I'm trying to find solution for $$ \frac{d^2y}{dx^2}+y^2=0 $$
Can this differential equation(it is nonlinear, isn't it?) be solved analytically?
Or do I have to resort to numerical method?
The solution of $$ \frac{d^2y}{dx^2}-y^2=0 $$ should be fine, too.
On
$$y''+y^2=0$$ $$2y''y'+2y^2y'=0 \quad\to\quad y'^2+\frac{2}{3}y^3=c_1$$ $$y'=\pm \sqrt{c_1-\frac{2}{3}y^3}\quad\to\quad dx=\pm\frac{dy}{\sqrt{c_1-\frac{2}{3}y^3}}$$ $$x=\pm\int\frac{dy}{\sqrt{c_1-\frac{2}{3}y^3}}+c_2$$ This integral can be expressed on closed form thanks to elliptic integrals.
On inverse, $y(x)$ is a Weierstrass elliptic function, from Eq.(35) with $g_2=0$ in : http://mathworld.wolfram.com/WeierstrassEllipticFunction.html
substitute $p=y'$ and conclude $y''=p\frac{dp}{dy}$ because $$y''=\frac{dy'}{dx}=\frac{dp}{dx}=\frac{dp}{dy}\frac{dy}{dx}=\frac{dp}{dy}y'=\frac{dp}{dy}p$$
then get $p\frac{dp}{dy}+y^2=0 \Rightarrow pdp=-y^2dy\Rightarrow p^2=-\frac{y^3}{3}+C \Rightarrow p= \pm \sqrt{C-\frac{y^3}{3}}$ then substitute for $p$ $$\frac{dy}{dx}=\pm\sqrt{C-\frac{y^3}{3}} \Rightarrow \frac{dy}{\pm\sqrt{C-\frac{y^3}{3}}} = dx$$ this last integral cant be evaluated.

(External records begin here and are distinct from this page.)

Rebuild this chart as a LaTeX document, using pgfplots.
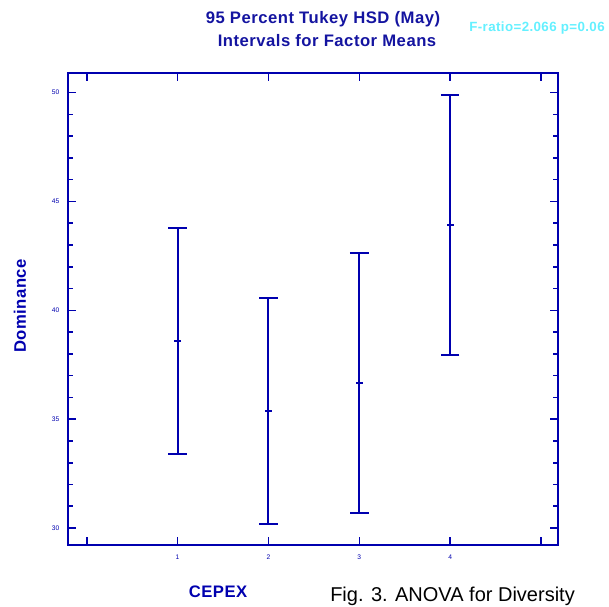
\documentclass[border=0pt]{standalone}
\usepackage{pgfplots}
\pgfplotsset{compat=1.18}
\usepackage{fontspec}
\setmainfont{Liberation Sans}
\definecolor{cblue}{RGB}{0,0,175}
\definecolor{tblue}{RGB}{20,20,160}
\definecolor{fcyan}{RGB}{100,240,255}
\begin{document}
\begin{tikzpicture}[x=0.75pt,y=0.75pt]
  \useasboundingbox (0,0) rectangle (609,606);

  \begin{axis}[
    at={(68pt*0.75,61pt*0.75)}, anchor=south west,
    scale only axis,
    width=367.5pt, height=354pt,
    xmin=-0.206, xmax=5.187,
    ymin=29.22, ymax=50.9,
    xtick={0,1,2,3,4,5},
    xticklabels={,1,2,3,4,},
    ytick={30,35,40,45,50},
    minor y tick num=4,
    tick align=inside,
    major tick length=6pt,
    minor tick length=3.8pt,
    axis line style={cblue,line width=1.5pt},
    every tick/.style={cblue,line width=1.2pt},
    tick label style={cblue,font=\fontsize{5}{6}\selectfont},
    /pgf/number format/assume math mode=true,
    xticklabel style={yshift=-4pt},
    yticklabel style={xshift=-3pt},
    clip=false,
  ]
    \addplot[only marks, mark=-, cblue,
      mark options={solid, cblue, mark size=2.6pt, line width=1.5pt},
      error bars/.cd, y dir=both, y explicit,
      error bar style={solid, cblue, line width=1.5pt},
      error mark options={solid, rotate=90, cblue, mark size=7pt, line width=1.5pt}]
      coordinates {
        (1,38.59) +- (0,5.18)
        (2,35.38) +- (0,5.18)
        (3,36.67) +- (0,5.97)
        (4,43.91) +- (0,5.97)
      };
  \end{axis}

  \node[tblue, font=\bfseries\fontsize{12.5}{14}\selectfont\addfontfeatures{LetterSpace=3}] at (323,587) {95 Percent Tukey HSD (May)};
  \node[tblue, font=\bfseries\fontsize{12.5}{14}\selectfont\addfontfeatures{LetterSpace=3}] at (327,565) {Intervals for Factor Means};
  \node[fcyan, font=\bfseries\fontsize{10}{12}\selectfont\addfontfeatures{LetterSpace=3}] at (537,578) {F-ratio=2.066 p=0.06};
  \node[cblue, font=\bfseries\fontsize{12.5}{14}\selectfont\addfontfeatures{LetterSpace=3}, rotate=90] at (20,300) {Dominance};
  \node[cblue, font=\bfseries\fontsize{12.5}{14}\selectfont\addfontfeatures{LetterSpace=3}] at (218,14) {CEPEX};
  \node[black, font=\fontsize{15}{17}\selectfont, anchor=base west, inner sep=0pt] at (330,5) {Fig. 3. ANOVA for Diversity};
\end{tikzpicture}
\end{document}
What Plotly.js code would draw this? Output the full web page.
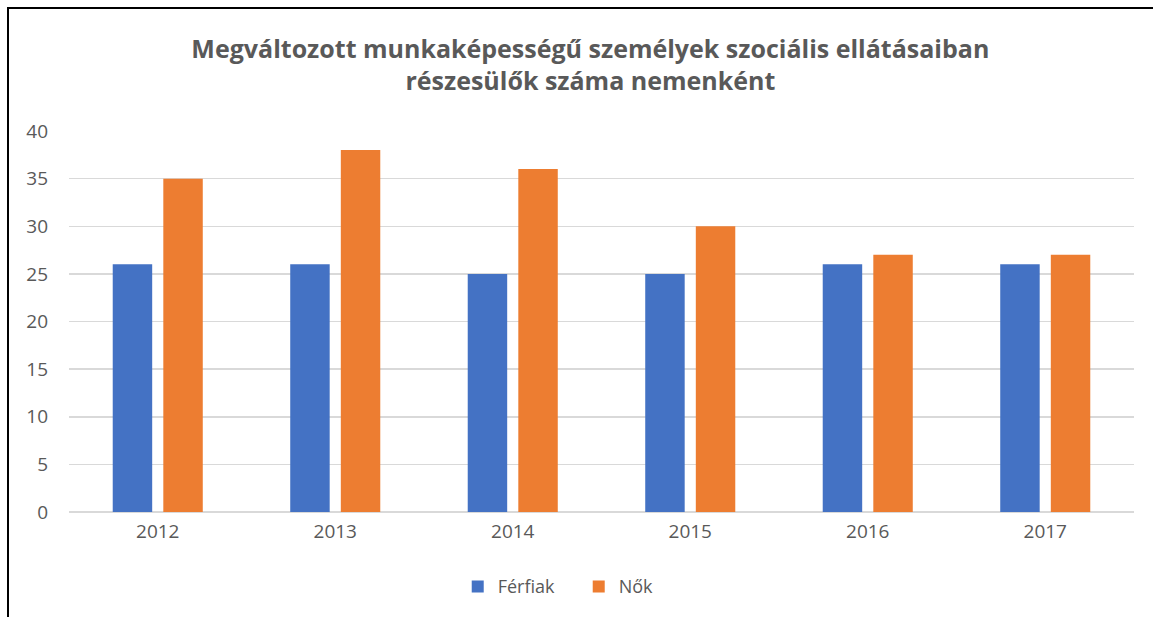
<!DOCTYPE html>
<html>
<head>
<meta charset="utf-8">
<script src="https://cdn.plot.ly/plotly-3.0.1.min.js"></script>
<style>
  html, body { margin: 0; padding: 0; background: #fff; }
  #wrap { position: relative; width: 1153px; height: 617px; overflow: hidden; }
  #chart { position: absolute; left: 0; top: 0; width: 1153px; height: 617px; }
  #frame { position: absolute; left: 7px; top: 7px; width: 1160px; height: 700px;
           border-left: 2px solid #000; border-top: 2px solid #000; pointer-events: none; }
</style>
</head>
<body>
<div id="wrap">
  <div id="chart"></div>
  <div id="frame"></div>
</div>
<script>
const years = ['2012', '2013', '2014', '2015', '2016', '2017'];
const ferfiak = [26, 26, 25, 25, 26, 26];
const nok = [35, 38, 36, 30, 27, 27];
const seriesNames = ['Férfiak', 'Nők'];
const yTicks = [0, 5, 10, 15, 20, 25, 30, 35, 40];

const FONT = '"Open Sans", "Segoe UI", sans-serif';

const data = [
  { type: 'bar', name: seriesNames[0], x: years, y: ferfiak,
    marker: { color: '#4472C4' }, hoverinfo: 'none' },
  { type: 'bar', name: seriesNames[1], x: years, y: nok,
    marker: { color: '#ED7D31' }, hoverinfo: 'none' }
];

const layout = {
  width: 1153, height: 617,
  margin: { l: 69, r: 19, t: 131, b: 105, autoexpand: false },
  paper_bgcolor: '#fff', plot_bgcolor: '#fff',
  barmode: 'group', bargap: 0.43, bargroupgap: 0.22,
  title: {
    text: '<b>Megváltozott munkaképességű személyek szociális ellátásaiban<br>részesülők száma nemenként</b>',
    font: { family: FONT, size: 25, color: '#595959' },
    x: 0.512, xanchor: 'center', yref: 'container', y: 0.906, yanchor: 'top'
  },
  xaxis: {
    type: 'category', range: [-0.5, 5.5],
    showgrid: false, showline: false, zeroline: false, ticks: '',
    tickfont: { family: FONT, size: 19, color: '#595959' },
    ticklabelstandoff: 6
  },
  yaxis: {
    range: [0, 40], tickvals: yTicks,
    showgrid: true, gridcolor: '#d9d9d9', gridwidth: 1.5,
    zeroline: true, zerolinecolor: '#d9d9d9', zerolinewidth: 1.5,
    showline: false, ticks: '',
    tickfont: { family: FONT, size: 19, color: '#595959' },
    ticklabelstandoff: 20
  },
  showlegend: true,
  legend: {
    orientation: 'h', x: 0.365, xanchor: 'left',
    yref: 'container', y: 0.049, yanchor: 'middle',
    font: { family: FONT, size: 18, color: '#595959' },
    itemwidth: 30, entrywidth: 76, entrywidthmode: 'pixels', traceorder: 'normal'
  }
};

Plotly.newPlot('chart', data, layout, { displayModeBar: false, staticPlot: true });
</script>
</body>
</html>
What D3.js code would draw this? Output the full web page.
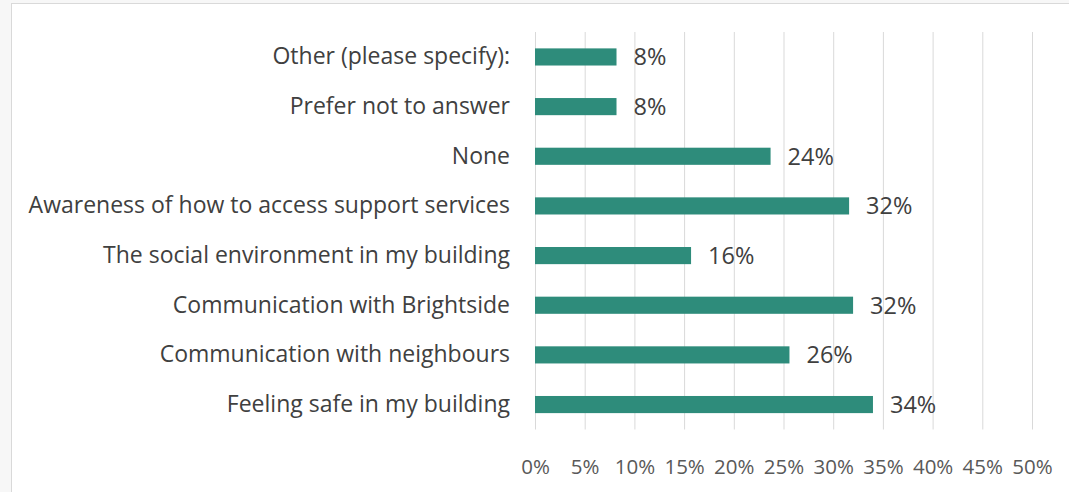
<!DOCTYPE html>
<html>
<head>
<meta charset="utf-8">
<script src="https://cdn.jsdelivr.net/npm/d3@7"></script>
<style>
  html, body { margin: 0; padding: 0; background: #f7f7f7; }
  svg { display: block; }
  .cat text { font-family: "Open Sans", sans-serif; font-size: 23px; fill: #404040; }
  .val { font-family: "Open Sans", sans-serif; font-size: 23.5px; fill: #404040; }
  .xaxis text { font-family: "Open Sans", sans-serif; font-size: 20.5px; fill: #595959; }
</style>
</head>
<body>
<svg id="chart" width="1069" height="492"></svg>
<script>
// Survey responses, top to bottom
const categories = [
  "Other (please specify):",
  "Prefer not to answer",
  "None",
  "Awareness of how to access support services",
  "The social environment in my building",
  "Communication with Brightside",
  "Communication with neighbours",
  "Feeling safe in my building"
];
const shares = [8.2, 8.2, 23.7, 31.6, 15.7, 32.0, 25.6, 34.0];
const tickValues = [0, 5, 10, 15, 20, 25, 30, 35, 40, 45, 50];

const svg = d3.select("#chart");
const W = 1069, H = 492;
const margin = { top: 32, right: 37, bottom: 62.5, left: 535 };

// chart panel with light frame on top and left
svg.append("rect")
  .attr("x", 11.5).attr("y", 3.5)
  .attr("width", W).attr("height", H)
  .attr("fill", "#ffffff")
  .attr("stroke", "#d9d9d9").attr("stroke-width", 1);

const x = d3.scaleLinear().domain([0, 50]).range([margin.left, W - margin.right]);
const y = d3.scaleBand().domain(categories).range([margin.top, H - margin.bottom]).paddingInner(0.655).paddingOuter(0.33);

// vertical gridlines
svg.append("g")
  .selectAll("line")
  .data(tickValues)
  .join("line")
  .attr("x1", d => x(d) + 0.5).attr("x2", d => x(d) + 0.5)
  .attr("y1", margin.top).attr("y2", H - margin.bottom)
  .attr("stroke", "#d9d9d9").attr("stroke-width", 1);

// x axis labels
const xAxis = d3.axisBottom(x).tickValues(tickValues).tickFormat(d => d + "%").tickSize(0).tickPadding(0);
const gx = svg.append("g").attr("class", "xaxis")
  .attr("transform", `translate(0,459.5)`)
  .call(xAxis);
gx.select(".domain").remove();

// category labels
const yAxis = d3.axisLeft(y).tickSize(0).tickPadding(25);
const gy = svg.append("g").attr("class", "cat")
  .attr("transform", `translate(${margin.left},0)`)
  .call(yAxis);
gy.select(".domain").remove();

// bars
svg.append("g")
  .selectAll("rect")
  .data(categories)
  .join("rect")
  .attr("x", x(0))
  .attr("y", d => y(d))
  .attr("width", (d, i) => x(shares[i]) - x(0))
  .attr("height", y.bandwidth())
  .attr("fill", "#2e8c7b");

// value labels
const fmt = v => d3.format(".0f")(v) + "%";
svg.append("g")
  .selectAll("text")
  .data(categories)
  .join("text")
  .attr("class", "val")
  .attr("x", (d, i) => x(shares[i]) + 17)
  .attr("y", d => y(d) + y.bandwidth() / 2)
  .attr("dy", "0.355em")
  .text((d, i) => fmt(shares[i]));
</script>
</body>
</html>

also we can use this method for the second equation too: $$p\frac{dp}{dy}-y^2=0\Rightarrow p^2=\frac{y^3}{3}+C \Rightarrow p= \pm \sqrt{C+\frac{y^3}{3}}\Rightarrow \frac{dy}{\pm\sqrt{C+\frac{y^3}{3}}} = dx$$ again this integral can't be evaluated.